Copy every line of the data exactly, leaving nothing out.

-- START OF STORED DATA --

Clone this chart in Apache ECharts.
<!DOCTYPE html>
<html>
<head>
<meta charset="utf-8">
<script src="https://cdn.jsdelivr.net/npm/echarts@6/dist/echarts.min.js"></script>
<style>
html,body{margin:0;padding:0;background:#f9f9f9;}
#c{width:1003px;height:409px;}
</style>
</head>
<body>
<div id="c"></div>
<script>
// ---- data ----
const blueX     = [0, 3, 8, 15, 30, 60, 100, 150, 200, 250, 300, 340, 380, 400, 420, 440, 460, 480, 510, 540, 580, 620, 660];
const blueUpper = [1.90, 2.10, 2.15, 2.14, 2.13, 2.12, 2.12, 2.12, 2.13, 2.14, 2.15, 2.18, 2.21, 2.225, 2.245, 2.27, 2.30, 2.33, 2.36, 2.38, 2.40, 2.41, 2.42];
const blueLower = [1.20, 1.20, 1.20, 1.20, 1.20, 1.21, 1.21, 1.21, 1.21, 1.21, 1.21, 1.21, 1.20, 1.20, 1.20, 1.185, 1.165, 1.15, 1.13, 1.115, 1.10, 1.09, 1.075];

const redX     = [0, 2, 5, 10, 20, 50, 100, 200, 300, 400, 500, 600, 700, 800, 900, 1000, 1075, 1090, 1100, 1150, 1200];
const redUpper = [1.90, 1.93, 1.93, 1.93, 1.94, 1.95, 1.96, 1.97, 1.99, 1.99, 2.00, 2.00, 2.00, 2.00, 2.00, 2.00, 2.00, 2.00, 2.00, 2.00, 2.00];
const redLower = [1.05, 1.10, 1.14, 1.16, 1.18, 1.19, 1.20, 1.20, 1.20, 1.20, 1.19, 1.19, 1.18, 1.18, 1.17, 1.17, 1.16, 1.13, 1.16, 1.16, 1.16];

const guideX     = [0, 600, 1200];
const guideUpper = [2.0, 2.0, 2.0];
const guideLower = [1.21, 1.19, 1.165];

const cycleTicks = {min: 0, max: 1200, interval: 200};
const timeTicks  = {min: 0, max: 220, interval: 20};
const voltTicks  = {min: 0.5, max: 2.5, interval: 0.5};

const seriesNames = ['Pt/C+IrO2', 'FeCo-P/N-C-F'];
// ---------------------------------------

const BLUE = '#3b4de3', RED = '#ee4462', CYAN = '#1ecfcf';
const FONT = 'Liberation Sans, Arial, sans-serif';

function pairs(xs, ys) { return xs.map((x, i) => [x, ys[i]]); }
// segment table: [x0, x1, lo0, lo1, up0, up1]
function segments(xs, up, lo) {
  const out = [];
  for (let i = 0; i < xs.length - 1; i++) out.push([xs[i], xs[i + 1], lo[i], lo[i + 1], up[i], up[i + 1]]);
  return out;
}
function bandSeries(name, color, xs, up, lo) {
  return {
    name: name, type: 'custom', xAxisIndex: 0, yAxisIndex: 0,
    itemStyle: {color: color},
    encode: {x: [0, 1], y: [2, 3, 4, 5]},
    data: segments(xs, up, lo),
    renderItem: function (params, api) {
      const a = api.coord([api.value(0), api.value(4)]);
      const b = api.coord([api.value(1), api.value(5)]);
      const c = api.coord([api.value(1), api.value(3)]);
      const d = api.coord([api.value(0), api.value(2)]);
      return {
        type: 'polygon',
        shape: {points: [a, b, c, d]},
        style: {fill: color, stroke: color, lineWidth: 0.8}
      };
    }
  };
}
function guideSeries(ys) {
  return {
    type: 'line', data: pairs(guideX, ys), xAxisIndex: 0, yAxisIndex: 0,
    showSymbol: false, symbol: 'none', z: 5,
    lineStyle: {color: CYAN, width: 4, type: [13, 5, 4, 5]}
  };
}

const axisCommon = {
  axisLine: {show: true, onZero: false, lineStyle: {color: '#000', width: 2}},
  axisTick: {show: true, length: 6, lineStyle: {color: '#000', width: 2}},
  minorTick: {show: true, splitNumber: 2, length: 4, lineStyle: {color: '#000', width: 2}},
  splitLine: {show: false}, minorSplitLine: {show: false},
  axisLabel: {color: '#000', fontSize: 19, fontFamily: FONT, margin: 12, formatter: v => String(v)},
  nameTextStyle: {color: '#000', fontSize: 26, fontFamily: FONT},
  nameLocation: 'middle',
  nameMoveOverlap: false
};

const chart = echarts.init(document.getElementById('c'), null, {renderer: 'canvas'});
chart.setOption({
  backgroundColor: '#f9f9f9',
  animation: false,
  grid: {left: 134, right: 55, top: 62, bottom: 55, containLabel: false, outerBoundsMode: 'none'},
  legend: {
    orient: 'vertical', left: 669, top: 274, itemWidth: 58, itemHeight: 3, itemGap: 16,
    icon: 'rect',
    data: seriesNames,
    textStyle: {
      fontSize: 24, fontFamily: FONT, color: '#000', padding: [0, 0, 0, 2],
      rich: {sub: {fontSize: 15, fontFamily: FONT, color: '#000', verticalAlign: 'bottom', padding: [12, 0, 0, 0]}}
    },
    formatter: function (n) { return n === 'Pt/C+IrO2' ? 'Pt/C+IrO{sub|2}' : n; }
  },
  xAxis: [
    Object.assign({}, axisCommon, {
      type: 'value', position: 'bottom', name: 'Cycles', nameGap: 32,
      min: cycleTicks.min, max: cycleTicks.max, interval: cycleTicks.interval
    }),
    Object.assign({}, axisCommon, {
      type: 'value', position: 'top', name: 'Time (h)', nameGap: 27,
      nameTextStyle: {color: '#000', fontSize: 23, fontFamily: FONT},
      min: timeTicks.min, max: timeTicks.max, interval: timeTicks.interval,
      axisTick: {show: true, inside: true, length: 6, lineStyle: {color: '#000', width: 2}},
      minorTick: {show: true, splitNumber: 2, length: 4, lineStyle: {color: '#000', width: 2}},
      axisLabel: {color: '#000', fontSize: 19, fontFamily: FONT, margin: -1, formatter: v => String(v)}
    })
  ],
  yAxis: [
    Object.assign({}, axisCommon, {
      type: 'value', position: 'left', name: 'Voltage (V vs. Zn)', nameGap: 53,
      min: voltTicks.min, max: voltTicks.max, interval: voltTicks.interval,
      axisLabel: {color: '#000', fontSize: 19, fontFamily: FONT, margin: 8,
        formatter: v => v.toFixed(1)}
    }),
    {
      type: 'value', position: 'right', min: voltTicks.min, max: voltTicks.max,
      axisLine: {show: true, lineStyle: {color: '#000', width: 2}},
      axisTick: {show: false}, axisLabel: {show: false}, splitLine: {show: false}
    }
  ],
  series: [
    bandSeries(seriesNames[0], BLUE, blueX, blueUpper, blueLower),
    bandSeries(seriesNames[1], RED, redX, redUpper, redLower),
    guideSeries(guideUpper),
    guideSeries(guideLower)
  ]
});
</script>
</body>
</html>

-- END OF STORED DATA --

## IN RESPONSE
Clone this chart in Apache ECharts.
<!DOCTYPE html>
<html>
<head>
<meta charset="utf-8">
<script src="https://cdn.jsdelivr.net/npm/echarts@6/dist/echarts.min.js"></script>
<style>
html,body{margin:0;padding:0;background:#f9f9f9;}
#c{width:1003px;height:409px;}
</style>
</head>
<body>
<div id="c"></div>
<script>
// ---- data ----
const blueX     = [0, 3, 8, 15, 30, 60, 100, 150, 200, 250, 300, 340, 380, 400, 420, 440, 460, 480, 510, 540, 580, 620, 660];
const blueUpper = [1.90, 2.10, 2.15, 2.14, 2.13, 2.12, 2.12, 2.12, 2.13, 2.14, 2.15, 2.18, 2.21, 2.225, 2.245, 2.27, 2.30, 2.33, 2.36, 2.38, 2.40, 2.41, 2.42];
const blueLower = [1.20, 1.20, 1.20, 1.20, 1.20, 1.21, 1.21, 1.21, 1.21, 1.21, 1.21, 1.21, 1.20, 1.20, 1.20, 1.185, 1.165, 1.15, 1.13, 1.115, 1.10, 1.09, 1.075];

const redX     = [0, 2, 5, 10, 20, 50, 100, 200, 300, 400, 500, 600, 700, 800, 900, 1000, 1075, 1090, 1100, 1150, 1200];
const redUpper = [1.90, 1.93, 1.93, 1.93, 1.94, 1.95, 1.96, 1.97, 1.99, 1.99, 2.00, 2.00, 2.00, 2.00, 2.00, 2.00, 2.00, 2.00, 2.00, 2.00, 2.00];
const redLower = [1.05, 1.10, 1.14, 1.16, 1.18, 1.19, 1.20, 1.20, 1.20, 1.20, 1.19, 1.19, 1.18, 1.18, 1.17, 1.17, 1.16, 1.13, 1.16, 1.16, 1.16];

const guideX     = [0, 600, 1200];
const guideUpper = [2.0, 2.0, 2.0];
const guideLower = [1.21, 1.19, 1.165];

const cycleTicks = {min: 0, max: 1200, interval: 200};
const timeTicks  = {min: 0, max: 220, interval: 20};
const voltTicks  = {min: 0.5, max: 2.5, interval: 0.5};

const seriesNames = ['Pt/C+IrO2', 'FeCo-P/N-C-F'];
// ---------------------------------------

const BLUE = '#3b4de3', RED = '#ee4462', CYAN = '#1ecfcf';
const FONT = 'Liberation Sans, Arial, sans-serif';

function pairs(xs, ys) { return xs.map((x, i) => [x, ys[i]]); }
// segment table: [x0, x1, lo0, lo1, up0, up1]
function segments(xs, up, lo) {
  const out = [];
  for (let i = 0; i < xs.length - 1; i++) out.push([xs[i], xs[i + 1], lo[i], lo[i + 1], up[i], up[i + 1]]);
  return out;
}
function bandSeries(name, color, xs, up, lo) {
  return {
    name: name, type: 'custom', xAxisIndex: 0, yAxisIndex: 0,
    itemStyle: {color: color},
    encode: {x: [0, 1], y: [2, 3, 4, 5]},
    data: segments(xs, up, lo),
    renderItem: function (params, api) {
      const a = api.coord([api.value(0), api.value(4)]);
      const b = api.coord([api.value(1), api.value(5)]);
      const c = api.coord([api.value(1), api.value(3)]);
      const d = api.coord([api.value(0), api.value(2)]);
      return {
        type: 'polygon',
        shape: {points: [a, b, c, d]},
        style: {fill: color, stroke: color, lineWidth: 0.8}
      };
    }
  };
}
function guideSeries(ys) {
  return {
    type: 'line', data: pairs(guideX, ys), xAxisIndex: 0, yAxisIndex: 0,
    showSymbol: false, symbol: 'none', z: 5,
    lineStyle: {color: CYAN, width: 4, type: [13, 5, 4, 5]}
  };
}

const axisCommon = {
  axisLine: {show: true, onZero: false, lineStyle: {color: '#000', width: 2}},
  axisTick: {show: true, length: 6, lineStyle: {color: '#000', width: 2}},
  minorTick: {show: true, splitNumber: 2, length: 4, lineStyle: {color: '#000', width: 2}},
  splitLine: {show: false}, minorSplitLine: {show: false},
  axisLabel: {color: '#000', fontSize: 19, fontFamily: FONT, margin: 12, formatter: v => String(v)},
  nameTextStyle: {color: '#000', fontSize: 26, fontFamily: FONT},
  nameLocation: 'middle',
  nameMoveOverlap: false
};

const chart = echarts.init(document.getElementById('c'), null, {renderer: 'canvas'});
chart.setOption({
  backgroundColor: '#f9f9f9',
  animation: false,
  grid: {left: 134, right: 55, top: 62, bottom: 55, containLabel: false, outerBoundsMode: 'none'},
  legend: {
    orient: 'vertical', left: 669, top: 274, itemWidth: 58, itemHeight: 3, itemGap: 16,
    icon: 'rect',
    data: seriesNames,
    textStyle: {
      fontSize: 24, fontFamily: FONT, color: '#000', padding: [0, 0, 0, 2],
      rich: {sub: {fontSize: 15, fontFamily: FONT, color: '#000', verticalAlign: 'bottom', padding: [12, 0, 0, 0]}}
    },
    formatter: function (n) { return n === 'Pt/C+IrO2' ? 'Pt/C+IrO{sub|2}' : n; }
  },
  xAxis: [
    Object.assign({}, axisCommon, {
      type: 'value', position: 'bottom', name: 'Cycles', nameGap: 32,
      min: cycleTicks.min, max: cycleTicks.max, interval: cycleTicks.interval
    }),
    Object.assign({}, axisCommon, {
      type: 'value', position: 'top', name: 'Time (h)', nameGap: 27,
      nameTextStyle: {color: '#000', fontSize: 23, fontFamily: FONT},
      min: timeTicks.min, max: timeTicks.max, interval: timeTicks.interval,
      axisTick: {show: true, inside: true, length: 6, lineStyle: {color: '#000', width: 2}},
      minorTick: {show: true, splitNumber: 2, length: 4, lineStyle: {color: '#000', width: 2}},
      axisLabel: {color: '#000', fontSize: 19, fontFamily: FONT, margin: -1, formatter: v => String(v)}
    })
  ],
  yAxis: [
    Object.assign({}, axisCommon, {
      type: 'value', position: 'left', name: 'Voltage (V vs. Zn)', nameGap: 53,
      min: voltTicks.min, max: voltTicks.max, interval: voltTicks.interval,
      axisLabel: {color: '#000', fontSize: 19, fontFamily: FONT, margin: 8,
        formatter: v => v.toFixed(1)}
    }),
    {
      type: 'value', position: 'right', min: voltTicks.min, max: voltTicks.max,
      axisLine: {show: true, lineStyle: {color: '#000', width: 2}},
      axisTick: {show: false}, axisLabel: {show: false}, splitLine: {show: false}
    }
  ],
  series: [
    bandSeries(seriesNames[0], BLUE, blueX, blueUpper, blueLower),
    bandSeries(seriesNames[1], RED, redX, redUpper, redLower),
    guideSeries(guideUpper),
    guideSeries(guideLower)
  ]
});
</script>
</body>
</html>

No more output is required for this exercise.